Given task:
Please restate, exactly as written, the lines running from the beginning of the material through the line that has "4.1, 3.8, 3.45];" in it.
☆ ☆ ☆
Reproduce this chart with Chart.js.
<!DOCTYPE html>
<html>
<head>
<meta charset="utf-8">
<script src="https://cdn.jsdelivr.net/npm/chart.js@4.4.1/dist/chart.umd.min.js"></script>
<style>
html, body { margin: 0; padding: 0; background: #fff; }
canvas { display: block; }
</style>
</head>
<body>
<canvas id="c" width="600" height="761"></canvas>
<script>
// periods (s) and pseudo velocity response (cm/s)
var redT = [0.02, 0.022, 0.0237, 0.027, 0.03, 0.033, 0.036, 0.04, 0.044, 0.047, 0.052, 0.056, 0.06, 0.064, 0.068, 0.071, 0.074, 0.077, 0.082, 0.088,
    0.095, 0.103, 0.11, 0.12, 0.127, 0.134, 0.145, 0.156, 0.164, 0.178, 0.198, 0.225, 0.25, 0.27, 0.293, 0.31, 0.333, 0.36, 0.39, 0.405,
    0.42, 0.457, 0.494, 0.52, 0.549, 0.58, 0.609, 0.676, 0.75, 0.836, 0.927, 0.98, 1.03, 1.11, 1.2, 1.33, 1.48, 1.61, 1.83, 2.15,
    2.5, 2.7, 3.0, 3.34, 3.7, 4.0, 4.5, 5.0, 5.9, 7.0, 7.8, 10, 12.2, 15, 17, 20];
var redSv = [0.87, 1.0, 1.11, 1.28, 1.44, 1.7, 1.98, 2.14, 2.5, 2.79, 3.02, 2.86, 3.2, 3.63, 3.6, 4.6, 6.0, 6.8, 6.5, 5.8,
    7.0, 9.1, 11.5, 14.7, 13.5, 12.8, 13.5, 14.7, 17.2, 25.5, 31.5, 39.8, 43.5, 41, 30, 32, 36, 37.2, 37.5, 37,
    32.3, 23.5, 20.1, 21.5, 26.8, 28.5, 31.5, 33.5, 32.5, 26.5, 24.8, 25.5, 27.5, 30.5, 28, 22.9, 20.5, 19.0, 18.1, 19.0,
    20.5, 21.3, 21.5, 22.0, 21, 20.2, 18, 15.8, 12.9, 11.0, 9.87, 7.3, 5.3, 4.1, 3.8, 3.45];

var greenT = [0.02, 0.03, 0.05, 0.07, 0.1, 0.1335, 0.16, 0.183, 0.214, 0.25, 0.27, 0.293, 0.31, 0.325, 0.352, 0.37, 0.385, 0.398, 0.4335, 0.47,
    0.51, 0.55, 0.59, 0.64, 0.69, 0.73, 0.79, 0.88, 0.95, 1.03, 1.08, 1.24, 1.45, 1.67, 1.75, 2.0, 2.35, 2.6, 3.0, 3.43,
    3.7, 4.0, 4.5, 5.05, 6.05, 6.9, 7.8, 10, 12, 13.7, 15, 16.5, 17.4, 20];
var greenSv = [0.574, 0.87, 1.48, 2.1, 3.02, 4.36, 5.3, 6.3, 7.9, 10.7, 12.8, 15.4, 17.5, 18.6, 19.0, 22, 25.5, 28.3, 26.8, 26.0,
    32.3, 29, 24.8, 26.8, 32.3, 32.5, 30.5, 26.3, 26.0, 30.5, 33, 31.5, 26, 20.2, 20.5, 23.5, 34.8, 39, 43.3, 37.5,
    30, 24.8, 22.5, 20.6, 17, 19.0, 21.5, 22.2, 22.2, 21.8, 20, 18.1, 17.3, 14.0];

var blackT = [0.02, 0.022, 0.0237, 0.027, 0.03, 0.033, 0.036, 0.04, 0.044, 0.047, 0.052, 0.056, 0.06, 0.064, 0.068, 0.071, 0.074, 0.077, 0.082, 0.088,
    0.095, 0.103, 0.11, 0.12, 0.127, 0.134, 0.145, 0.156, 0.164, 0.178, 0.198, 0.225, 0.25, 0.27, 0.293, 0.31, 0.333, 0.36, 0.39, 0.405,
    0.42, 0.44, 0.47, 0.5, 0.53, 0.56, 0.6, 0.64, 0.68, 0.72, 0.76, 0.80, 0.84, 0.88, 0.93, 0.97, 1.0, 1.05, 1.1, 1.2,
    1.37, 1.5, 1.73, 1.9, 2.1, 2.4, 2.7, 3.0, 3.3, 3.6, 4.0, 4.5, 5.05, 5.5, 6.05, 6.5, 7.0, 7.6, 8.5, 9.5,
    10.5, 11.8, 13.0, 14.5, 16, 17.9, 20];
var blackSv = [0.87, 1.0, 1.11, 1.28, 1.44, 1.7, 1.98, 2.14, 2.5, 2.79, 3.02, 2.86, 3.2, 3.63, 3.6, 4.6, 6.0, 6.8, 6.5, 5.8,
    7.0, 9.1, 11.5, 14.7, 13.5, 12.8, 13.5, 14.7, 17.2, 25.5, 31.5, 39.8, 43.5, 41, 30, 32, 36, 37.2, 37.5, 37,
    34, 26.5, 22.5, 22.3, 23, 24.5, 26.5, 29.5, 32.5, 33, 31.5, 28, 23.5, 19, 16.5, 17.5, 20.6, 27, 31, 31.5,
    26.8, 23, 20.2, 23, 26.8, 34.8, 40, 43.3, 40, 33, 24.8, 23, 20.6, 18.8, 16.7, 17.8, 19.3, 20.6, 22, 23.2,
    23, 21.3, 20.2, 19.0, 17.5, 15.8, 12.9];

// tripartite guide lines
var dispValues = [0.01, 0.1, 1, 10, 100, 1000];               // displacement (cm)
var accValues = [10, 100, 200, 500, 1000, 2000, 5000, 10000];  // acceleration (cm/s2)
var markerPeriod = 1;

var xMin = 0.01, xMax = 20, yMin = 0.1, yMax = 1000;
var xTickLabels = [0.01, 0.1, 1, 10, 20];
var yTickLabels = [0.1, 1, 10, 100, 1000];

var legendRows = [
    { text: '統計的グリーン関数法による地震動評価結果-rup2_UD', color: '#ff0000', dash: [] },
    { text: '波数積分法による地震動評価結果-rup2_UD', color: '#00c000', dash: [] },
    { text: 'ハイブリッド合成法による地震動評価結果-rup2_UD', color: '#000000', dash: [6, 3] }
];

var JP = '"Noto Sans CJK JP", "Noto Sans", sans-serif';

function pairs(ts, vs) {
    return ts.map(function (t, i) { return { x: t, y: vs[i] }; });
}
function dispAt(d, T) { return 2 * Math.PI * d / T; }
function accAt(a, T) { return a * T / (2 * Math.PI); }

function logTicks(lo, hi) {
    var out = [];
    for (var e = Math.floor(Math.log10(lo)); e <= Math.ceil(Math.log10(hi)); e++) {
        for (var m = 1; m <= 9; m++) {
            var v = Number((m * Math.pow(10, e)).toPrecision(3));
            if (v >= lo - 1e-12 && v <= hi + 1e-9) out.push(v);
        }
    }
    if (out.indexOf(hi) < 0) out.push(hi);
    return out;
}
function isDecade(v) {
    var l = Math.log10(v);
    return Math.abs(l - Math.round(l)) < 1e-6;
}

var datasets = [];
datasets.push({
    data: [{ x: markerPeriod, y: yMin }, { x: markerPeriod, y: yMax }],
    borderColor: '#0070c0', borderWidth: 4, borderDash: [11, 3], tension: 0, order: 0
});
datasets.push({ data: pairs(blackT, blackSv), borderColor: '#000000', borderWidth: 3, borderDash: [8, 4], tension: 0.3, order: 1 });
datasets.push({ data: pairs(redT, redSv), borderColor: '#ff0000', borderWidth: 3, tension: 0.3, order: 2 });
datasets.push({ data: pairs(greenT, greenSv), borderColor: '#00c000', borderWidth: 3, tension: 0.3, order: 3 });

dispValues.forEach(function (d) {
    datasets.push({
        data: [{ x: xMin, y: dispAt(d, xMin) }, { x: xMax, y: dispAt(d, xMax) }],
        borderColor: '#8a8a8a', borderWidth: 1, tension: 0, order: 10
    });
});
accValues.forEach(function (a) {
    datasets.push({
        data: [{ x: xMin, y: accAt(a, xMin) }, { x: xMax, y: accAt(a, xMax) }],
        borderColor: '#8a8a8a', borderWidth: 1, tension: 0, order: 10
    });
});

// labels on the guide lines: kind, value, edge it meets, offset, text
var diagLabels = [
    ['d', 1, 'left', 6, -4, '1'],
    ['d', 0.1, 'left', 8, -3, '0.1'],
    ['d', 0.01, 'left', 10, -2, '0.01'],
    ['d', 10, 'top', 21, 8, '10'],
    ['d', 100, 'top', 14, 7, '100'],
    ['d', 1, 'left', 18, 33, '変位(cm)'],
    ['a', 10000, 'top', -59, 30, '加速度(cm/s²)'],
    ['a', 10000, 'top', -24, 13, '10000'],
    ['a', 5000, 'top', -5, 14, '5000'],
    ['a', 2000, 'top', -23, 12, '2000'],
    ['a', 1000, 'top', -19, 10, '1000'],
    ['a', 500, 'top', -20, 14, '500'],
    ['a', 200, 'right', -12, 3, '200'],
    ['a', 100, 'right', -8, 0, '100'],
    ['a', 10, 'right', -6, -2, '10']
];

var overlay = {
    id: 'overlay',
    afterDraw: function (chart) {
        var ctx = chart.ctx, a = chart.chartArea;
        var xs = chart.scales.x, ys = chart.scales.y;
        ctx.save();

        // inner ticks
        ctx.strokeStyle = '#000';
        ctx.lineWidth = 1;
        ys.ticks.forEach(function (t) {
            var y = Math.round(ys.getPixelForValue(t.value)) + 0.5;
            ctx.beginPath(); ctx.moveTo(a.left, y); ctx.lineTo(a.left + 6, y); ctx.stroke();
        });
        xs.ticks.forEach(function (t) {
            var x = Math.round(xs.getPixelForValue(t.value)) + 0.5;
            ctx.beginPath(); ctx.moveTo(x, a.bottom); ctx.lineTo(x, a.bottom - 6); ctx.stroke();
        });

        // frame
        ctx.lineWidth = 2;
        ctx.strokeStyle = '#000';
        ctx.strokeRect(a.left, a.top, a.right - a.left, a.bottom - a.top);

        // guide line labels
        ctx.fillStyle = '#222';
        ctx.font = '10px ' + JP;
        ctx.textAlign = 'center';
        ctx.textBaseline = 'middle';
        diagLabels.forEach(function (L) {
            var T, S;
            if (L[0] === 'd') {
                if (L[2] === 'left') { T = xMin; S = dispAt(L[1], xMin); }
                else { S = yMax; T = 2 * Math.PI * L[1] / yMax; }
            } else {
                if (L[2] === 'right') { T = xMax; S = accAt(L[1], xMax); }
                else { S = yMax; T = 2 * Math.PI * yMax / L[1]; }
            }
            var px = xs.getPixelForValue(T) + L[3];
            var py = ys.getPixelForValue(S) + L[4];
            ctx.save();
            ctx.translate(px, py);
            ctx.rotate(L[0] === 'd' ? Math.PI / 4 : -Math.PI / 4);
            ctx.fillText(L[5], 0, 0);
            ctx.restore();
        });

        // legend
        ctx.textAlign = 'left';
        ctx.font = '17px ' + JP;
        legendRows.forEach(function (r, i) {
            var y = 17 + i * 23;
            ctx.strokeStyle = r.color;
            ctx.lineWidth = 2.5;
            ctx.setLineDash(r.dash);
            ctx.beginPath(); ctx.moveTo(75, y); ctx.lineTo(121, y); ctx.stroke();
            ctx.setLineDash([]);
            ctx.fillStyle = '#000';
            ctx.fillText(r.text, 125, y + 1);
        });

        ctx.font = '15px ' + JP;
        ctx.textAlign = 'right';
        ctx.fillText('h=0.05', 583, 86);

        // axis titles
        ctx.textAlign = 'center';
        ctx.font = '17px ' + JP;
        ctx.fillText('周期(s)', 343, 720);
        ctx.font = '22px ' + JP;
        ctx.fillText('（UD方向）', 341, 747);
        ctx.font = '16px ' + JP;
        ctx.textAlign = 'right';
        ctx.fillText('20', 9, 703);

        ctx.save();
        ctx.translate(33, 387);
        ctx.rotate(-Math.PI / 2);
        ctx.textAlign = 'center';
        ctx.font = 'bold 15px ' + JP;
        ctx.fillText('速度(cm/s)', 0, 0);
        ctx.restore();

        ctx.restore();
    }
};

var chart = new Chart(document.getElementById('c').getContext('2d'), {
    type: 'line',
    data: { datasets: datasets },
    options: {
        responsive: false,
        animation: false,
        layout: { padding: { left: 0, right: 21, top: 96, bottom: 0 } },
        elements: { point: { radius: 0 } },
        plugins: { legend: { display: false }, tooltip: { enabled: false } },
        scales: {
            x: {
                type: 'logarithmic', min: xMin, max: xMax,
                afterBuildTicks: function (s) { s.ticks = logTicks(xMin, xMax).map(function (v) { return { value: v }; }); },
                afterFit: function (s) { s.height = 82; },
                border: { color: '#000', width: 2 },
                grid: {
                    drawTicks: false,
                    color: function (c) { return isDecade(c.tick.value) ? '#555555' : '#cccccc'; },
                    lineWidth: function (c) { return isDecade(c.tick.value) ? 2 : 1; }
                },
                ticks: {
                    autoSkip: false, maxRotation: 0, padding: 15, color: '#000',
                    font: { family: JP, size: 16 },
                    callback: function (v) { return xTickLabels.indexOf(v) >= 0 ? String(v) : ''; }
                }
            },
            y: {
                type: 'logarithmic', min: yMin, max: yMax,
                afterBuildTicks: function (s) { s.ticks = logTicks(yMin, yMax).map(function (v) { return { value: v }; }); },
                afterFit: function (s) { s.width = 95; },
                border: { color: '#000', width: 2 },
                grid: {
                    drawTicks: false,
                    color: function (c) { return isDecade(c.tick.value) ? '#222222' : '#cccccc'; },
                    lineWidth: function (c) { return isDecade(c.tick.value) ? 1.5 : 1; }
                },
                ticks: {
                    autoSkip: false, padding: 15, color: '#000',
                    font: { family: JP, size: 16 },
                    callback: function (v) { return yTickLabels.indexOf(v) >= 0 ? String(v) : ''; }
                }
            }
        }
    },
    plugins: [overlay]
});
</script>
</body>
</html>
☆ ☆ ☆
Solution:
Reproduce this chart with Chart.js.
<!DOCTYPE html>
<html>
<head>
<meta charset="utf-8">
<script src="https://cdn.jsdelivr.net/npm/chart.js@4.4.1/dist/chart.umd.min.js"></script>
<style>
html, body { margin: 0; padding: 0; background: #fff; }
canvas { display: block; }
</style>
</head>
<body>
<canvas id="c" width="600" height="761"></canvas>
<script>
// periods (s) and pseudo velocity response (cm/s)
var redT = [0.02, 0.022, 0.0237, 0.027, 0.03, 0.033, 0.036, 0.04, 0.044, 0.047, 0.052, 0.056, 0.06, 0.064, 0.068, 0.071, 0.074, 0.077, 0.082, 0.088,
    0.095, 0.103, 0.11, 0.12, 0.127, 0.134, 0.145, 0.156, 0.164, 0.178, 0.198, 0.225, 0.25, 0.27, 0.293, 0.31, 0.333, 0.36, 0.39, 0.405,
    0.42, 0.457, 0.494, 0.52, 0.549, 0.58, 0.609, 0.676, 0.75, 0.836, 0.927, 0.98, 1.03, 1.11, 1.2, 1.33, 1.48, 1.61, 1.83, 2.15,
    2.5, 2.7, 3.0, 3.34, 3.7, 4.0, 4.5, 5.0, 5.9, 7.0, 7.8, 10, 12.2, 15, 17, 20];
var redSv = [0.87, 1.0, 1.11, 1.28, 1.44, 1.7, 1.98, 2.14, 2.5, 2.79, 3.02, 2.86, 3.2, 3.63, 3.6, 4.6, 6.0, 6.8, 6.5, 5.8,
    7.0, 9.1, 11.5, 14.7, 13.5, 12.8, 13.5, 14.7, 17.2, 25.5, 31.5, 39.8, 43.5, 41, 30, 32, 36, 37.2, 37.5, 37,
    32.3, 23.5, 20.1, 21.5, 26.8, 28.5, 31.5, 33.5, 32.5, 26.5, 24.8, 25.5, 27.5, 30.5, 28, 22.9, 20.5, 19.0, 18.1, 19.0,
    20.5, 21.3, 21.5, 22.0, 21, 20.2, 18, 15.8, 12.9, 11.0, 9.87, 7.3, 5.3, 4.1, 3.8, 3.45];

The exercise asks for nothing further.